=== Given task ===
Identify every line containing the word "this" and reproduce each one.

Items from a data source
_ _ _ _ _

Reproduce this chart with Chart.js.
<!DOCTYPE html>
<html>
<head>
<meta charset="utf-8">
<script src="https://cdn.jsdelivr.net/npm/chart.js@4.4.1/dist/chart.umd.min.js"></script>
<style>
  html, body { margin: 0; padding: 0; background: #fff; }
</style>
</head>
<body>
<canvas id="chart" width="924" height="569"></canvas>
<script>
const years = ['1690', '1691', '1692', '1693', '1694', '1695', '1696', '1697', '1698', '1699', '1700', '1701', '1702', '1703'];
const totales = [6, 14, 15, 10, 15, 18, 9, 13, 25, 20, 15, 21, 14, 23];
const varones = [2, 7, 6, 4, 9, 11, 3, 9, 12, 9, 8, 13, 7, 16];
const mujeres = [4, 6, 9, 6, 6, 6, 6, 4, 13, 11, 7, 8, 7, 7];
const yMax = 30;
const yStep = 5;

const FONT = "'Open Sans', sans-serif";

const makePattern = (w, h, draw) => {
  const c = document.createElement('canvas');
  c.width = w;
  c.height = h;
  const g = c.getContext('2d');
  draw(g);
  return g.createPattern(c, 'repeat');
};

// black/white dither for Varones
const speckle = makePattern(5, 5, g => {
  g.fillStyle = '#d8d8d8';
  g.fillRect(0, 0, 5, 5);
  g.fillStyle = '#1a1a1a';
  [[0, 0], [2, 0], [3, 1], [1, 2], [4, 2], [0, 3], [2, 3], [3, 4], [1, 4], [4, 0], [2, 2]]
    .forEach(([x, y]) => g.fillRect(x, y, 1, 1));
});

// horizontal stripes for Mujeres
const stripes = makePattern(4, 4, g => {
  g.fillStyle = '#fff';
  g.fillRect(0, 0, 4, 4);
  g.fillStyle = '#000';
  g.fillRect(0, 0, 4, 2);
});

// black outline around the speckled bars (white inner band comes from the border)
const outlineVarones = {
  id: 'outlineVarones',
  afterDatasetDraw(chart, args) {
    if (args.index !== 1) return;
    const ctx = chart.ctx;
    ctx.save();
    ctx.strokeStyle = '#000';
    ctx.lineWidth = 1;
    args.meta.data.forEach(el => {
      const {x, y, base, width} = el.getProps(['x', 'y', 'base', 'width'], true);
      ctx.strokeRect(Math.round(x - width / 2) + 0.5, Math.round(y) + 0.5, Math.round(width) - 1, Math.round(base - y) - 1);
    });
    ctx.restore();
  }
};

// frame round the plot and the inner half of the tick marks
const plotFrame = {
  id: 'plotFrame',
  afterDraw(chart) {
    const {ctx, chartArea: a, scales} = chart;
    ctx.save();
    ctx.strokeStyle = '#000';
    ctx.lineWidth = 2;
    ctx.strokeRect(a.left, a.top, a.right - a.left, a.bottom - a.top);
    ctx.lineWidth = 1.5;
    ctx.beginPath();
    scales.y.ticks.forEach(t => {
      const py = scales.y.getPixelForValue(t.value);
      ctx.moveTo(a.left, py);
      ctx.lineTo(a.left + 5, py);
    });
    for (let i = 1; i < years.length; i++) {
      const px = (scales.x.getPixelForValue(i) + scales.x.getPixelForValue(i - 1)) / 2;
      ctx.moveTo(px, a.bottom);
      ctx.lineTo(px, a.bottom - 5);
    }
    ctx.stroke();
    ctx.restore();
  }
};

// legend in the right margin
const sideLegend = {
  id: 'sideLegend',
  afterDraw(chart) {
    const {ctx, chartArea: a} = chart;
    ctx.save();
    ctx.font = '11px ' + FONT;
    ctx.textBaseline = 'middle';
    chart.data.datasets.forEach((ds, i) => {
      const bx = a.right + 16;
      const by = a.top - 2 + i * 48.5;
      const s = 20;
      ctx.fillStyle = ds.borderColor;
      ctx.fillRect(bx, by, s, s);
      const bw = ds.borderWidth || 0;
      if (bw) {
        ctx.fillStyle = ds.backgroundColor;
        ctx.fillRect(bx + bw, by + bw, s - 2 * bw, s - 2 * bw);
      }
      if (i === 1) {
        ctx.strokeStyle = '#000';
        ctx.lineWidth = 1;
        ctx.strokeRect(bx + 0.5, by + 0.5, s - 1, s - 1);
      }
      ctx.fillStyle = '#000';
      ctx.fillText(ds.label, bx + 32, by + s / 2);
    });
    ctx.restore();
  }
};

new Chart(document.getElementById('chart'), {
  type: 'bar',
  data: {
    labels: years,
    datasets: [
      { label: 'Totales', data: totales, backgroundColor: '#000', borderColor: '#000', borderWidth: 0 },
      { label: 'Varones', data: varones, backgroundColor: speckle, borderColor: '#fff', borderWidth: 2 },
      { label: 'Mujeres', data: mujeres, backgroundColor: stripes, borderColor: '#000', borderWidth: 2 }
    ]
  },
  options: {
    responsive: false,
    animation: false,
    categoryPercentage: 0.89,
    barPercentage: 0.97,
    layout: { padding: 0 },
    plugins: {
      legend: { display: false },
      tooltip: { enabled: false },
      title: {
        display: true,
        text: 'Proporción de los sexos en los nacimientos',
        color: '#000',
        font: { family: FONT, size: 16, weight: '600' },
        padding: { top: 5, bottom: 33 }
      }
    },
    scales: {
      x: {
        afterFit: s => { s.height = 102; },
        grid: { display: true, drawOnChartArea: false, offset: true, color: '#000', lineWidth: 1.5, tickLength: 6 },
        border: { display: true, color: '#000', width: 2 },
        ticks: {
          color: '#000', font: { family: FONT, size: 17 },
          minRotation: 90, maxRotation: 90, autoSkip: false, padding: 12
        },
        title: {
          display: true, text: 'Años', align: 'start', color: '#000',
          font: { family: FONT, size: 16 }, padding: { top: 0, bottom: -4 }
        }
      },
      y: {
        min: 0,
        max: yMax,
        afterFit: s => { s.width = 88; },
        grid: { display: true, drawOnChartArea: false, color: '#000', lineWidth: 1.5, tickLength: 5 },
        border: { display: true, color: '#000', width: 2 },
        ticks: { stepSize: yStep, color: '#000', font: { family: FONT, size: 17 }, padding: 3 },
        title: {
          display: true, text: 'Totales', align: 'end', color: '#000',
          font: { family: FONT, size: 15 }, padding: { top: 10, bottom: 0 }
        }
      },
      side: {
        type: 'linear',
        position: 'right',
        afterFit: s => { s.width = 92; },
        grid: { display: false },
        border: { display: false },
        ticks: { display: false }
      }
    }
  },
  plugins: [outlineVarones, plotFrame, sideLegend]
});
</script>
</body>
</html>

_ _ _ _ _

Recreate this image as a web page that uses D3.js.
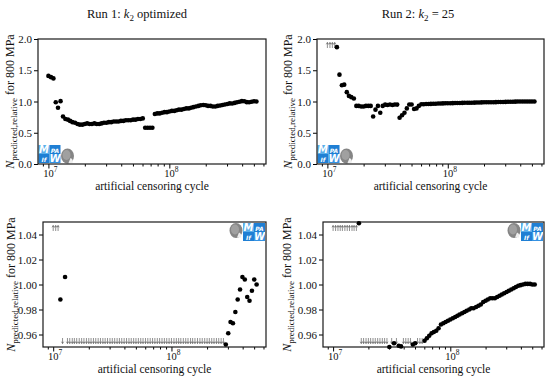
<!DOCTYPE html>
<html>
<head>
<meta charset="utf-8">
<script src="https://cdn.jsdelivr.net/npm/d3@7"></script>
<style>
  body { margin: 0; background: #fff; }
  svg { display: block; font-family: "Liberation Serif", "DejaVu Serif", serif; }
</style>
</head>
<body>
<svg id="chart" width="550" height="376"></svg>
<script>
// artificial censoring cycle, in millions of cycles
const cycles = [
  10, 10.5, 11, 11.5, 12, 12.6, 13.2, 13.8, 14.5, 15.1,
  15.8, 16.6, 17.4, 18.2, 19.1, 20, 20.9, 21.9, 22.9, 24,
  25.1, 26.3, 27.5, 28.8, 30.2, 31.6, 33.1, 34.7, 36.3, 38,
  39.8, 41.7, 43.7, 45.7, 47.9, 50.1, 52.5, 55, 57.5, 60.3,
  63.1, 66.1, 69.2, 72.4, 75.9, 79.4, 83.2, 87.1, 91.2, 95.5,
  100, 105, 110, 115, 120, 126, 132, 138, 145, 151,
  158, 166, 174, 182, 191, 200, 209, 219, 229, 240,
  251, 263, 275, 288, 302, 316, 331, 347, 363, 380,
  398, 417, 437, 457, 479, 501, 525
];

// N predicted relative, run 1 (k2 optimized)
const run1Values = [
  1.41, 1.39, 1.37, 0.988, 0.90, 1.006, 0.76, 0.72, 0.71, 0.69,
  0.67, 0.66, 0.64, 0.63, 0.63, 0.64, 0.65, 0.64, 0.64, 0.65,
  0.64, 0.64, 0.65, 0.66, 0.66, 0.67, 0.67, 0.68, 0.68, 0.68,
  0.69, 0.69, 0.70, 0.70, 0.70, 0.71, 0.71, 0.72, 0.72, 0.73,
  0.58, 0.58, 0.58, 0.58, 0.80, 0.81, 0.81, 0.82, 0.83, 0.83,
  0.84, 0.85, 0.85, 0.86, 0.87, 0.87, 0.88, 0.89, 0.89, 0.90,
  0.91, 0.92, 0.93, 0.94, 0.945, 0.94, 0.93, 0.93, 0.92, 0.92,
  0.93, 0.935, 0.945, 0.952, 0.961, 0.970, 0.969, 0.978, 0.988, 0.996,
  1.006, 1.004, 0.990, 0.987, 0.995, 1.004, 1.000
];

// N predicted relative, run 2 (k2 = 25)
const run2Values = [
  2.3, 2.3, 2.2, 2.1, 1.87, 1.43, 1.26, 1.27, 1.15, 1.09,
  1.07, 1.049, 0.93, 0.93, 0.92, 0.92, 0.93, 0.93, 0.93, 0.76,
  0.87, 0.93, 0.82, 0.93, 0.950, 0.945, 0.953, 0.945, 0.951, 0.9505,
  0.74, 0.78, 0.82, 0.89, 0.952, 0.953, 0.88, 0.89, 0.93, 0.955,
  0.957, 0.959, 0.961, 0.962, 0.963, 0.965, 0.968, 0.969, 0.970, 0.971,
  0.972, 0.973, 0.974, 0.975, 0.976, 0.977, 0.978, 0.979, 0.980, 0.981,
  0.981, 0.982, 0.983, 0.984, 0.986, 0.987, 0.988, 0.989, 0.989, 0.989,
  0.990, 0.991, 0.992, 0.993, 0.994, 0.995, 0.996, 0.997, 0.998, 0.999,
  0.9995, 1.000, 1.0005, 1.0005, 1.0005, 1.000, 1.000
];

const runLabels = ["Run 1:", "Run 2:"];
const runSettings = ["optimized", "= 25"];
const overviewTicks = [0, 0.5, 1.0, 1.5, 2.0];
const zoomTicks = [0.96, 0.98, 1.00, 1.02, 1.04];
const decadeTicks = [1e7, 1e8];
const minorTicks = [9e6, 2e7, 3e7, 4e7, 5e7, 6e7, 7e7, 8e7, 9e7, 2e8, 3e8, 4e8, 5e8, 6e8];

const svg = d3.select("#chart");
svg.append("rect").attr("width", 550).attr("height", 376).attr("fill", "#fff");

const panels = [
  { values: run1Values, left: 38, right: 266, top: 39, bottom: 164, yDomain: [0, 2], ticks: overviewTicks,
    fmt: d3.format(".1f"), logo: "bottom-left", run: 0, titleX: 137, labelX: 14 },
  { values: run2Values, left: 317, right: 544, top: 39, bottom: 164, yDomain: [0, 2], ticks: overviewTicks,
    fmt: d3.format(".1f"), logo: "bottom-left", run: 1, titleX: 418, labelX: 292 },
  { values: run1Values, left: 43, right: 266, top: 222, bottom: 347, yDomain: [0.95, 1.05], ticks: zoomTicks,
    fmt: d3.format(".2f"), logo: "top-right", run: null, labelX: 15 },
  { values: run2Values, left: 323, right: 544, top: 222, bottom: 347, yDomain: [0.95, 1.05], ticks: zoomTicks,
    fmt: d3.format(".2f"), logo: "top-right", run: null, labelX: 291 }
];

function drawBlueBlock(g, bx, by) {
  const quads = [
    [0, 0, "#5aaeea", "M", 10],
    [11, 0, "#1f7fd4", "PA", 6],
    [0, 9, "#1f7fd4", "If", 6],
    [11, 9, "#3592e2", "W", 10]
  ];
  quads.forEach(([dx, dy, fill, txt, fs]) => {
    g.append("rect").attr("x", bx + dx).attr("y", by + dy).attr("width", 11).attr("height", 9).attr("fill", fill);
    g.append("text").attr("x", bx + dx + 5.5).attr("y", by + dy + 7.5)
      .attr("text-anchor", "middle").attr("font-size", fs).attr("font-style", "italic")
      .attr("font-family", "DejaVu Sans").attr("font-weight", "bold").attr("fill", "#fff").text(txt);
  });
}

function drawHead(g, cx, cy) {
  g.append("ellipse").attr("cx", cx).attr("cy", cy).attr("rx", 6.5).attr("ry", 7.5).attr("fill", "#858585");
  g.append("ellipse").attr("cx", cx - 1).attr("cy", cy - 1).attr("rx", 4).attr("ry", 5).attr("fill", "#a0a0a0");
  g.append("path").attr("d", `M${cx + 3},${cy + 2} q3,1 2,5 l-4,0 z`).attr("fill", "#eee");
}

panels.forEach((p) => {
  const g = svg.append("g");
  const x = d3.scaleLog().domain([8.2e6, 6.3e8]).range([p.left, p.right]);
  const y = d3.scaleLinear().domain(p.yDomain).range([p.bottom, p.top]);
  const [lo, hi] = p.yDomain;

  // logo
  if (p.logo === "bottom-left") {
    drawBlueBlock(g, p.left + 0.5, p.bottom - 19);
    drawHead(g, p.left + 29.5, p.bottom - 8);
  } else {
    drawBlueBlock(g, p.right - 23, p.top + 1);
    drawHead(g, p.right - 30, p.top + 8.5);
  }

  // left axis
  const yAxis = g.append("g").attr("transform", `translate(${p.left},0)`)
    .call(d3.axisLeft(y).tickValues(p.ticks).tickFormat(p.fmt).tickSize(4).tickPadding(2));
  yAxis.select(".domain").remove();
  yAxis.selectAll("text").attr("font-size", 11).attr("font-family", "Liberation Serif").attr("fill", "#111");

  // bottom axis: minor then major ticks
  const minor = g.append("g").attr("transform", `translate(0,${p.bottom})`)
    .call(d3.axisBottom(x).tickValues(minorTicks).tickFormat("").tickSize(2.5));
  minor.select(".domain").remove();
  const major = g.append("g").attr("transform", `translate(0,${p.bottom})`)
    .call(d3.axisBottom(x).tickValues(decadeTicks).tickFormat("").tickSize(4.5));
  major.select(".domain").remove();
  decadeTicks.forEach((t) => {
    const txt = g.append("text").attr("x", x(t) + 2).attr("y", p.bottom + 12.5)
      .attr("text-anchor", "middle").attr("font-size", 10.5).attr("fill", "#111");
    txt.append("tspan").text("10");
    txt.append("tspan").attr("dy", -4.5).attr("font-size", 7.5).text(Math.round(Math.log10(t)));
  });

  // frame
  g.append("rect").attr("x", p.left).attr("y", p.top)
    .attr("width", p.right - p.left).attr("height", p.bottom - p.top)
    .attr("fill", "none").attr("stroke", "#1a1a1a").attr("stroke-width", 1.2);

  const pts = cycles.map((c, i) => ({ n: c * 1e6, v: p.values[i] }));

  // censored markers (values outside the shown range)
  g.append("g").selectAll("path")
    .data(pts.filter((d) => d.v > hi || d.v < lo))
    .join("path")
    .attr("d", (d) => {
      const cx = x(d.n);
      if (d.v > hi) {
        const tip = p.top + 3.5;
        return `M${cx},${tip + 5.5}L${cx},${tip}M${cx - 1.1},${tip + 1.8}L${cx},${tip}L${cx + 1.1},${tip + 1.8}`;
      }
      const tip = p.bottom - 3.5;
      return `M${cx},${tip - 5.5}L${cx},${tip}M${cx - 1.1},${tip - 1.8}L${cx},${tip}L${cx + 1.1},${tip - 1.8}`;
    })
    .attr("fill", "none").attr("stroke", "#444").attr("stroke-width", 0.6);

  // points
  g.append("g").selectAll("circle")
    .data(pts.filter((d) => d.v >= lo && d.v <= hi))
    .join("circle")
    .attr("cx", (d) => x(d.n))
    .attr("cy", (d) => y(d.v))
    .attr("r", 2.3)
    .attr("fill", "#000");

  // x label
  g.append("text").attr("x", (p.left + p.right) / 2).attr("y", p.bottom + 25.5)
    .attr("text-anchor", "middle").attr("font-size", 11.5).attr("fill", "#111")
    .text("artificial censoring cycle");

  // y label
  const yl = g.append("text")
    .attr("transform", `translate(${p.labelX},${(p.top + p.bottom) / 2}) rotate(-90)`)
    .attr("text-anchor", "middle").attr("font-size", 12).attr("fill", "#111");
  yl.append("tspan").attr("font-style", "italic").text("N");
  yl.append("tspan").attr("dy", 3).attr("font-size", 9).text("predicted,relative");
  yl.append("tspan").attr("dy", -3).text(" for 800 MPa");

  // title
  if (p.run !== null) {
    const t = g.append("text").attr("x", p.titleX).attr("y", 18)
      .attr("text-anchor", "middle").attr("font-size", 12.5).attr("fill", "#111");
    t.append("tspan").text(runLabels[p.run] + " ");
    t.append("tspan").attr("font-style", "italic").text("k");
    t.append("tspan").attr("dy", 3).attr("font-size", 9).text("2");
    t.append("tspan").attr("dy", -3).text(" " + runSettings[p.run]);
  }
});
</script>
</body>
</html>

_ _ _ _ _

=== Exercise response ===
Reproduce this chart with Chart.js.
Recreate this image as a web page that uses D3.js.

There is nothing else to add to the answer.